The changes are going to affect primary producers and those working as contractors as well, who are going to be entitled to labour market benefits after 1 July. 

On the amendment of Act XCIII of 1990 on duties

According to the draft legislation, the transferring party is going to be entitled to a property transfer duty payable by both parties upon the sale of a property reclassified as an inner-city property or the financial deposit of a company owning a property reclassified as an inner-city property. The aim of the planned provision is to prevent various cases of property speculation by making the duty apply not to the buyer but to the seller realising a profit.

The rate of the duty would be 90 percent of the difference between the market value of the property at the time of procurement and its market value at the time of its sale.

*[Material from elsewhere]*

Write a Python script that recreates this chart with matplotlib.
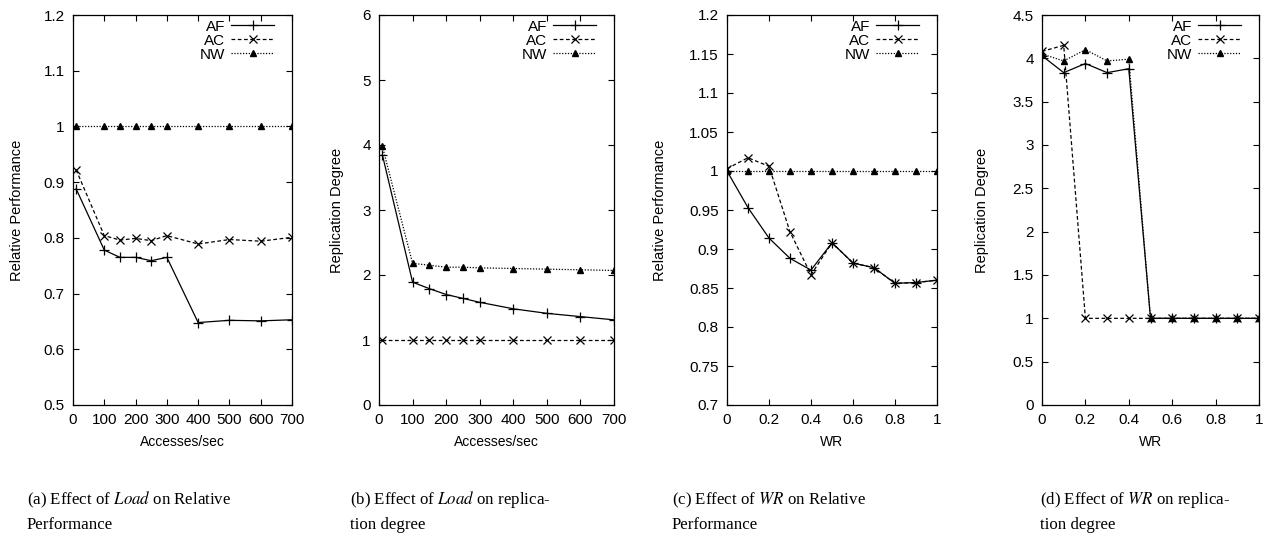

A property is considered to be reclassified as an inner-city property if it is reclassified as such within the ownership or financial entitlement period of the transferor but at least within 10 years prior the transfer. However a property is not considered to be reclassified as an inner-city property if it is sold by the seller in the 6th year after the procurement of the property or later. A company owning a property reclassified as an inner-city property is any company that (directly or indirectly) owns such a property. This regulation would apply to cases where the property was reclassified as inner-city property after 1 February 2020.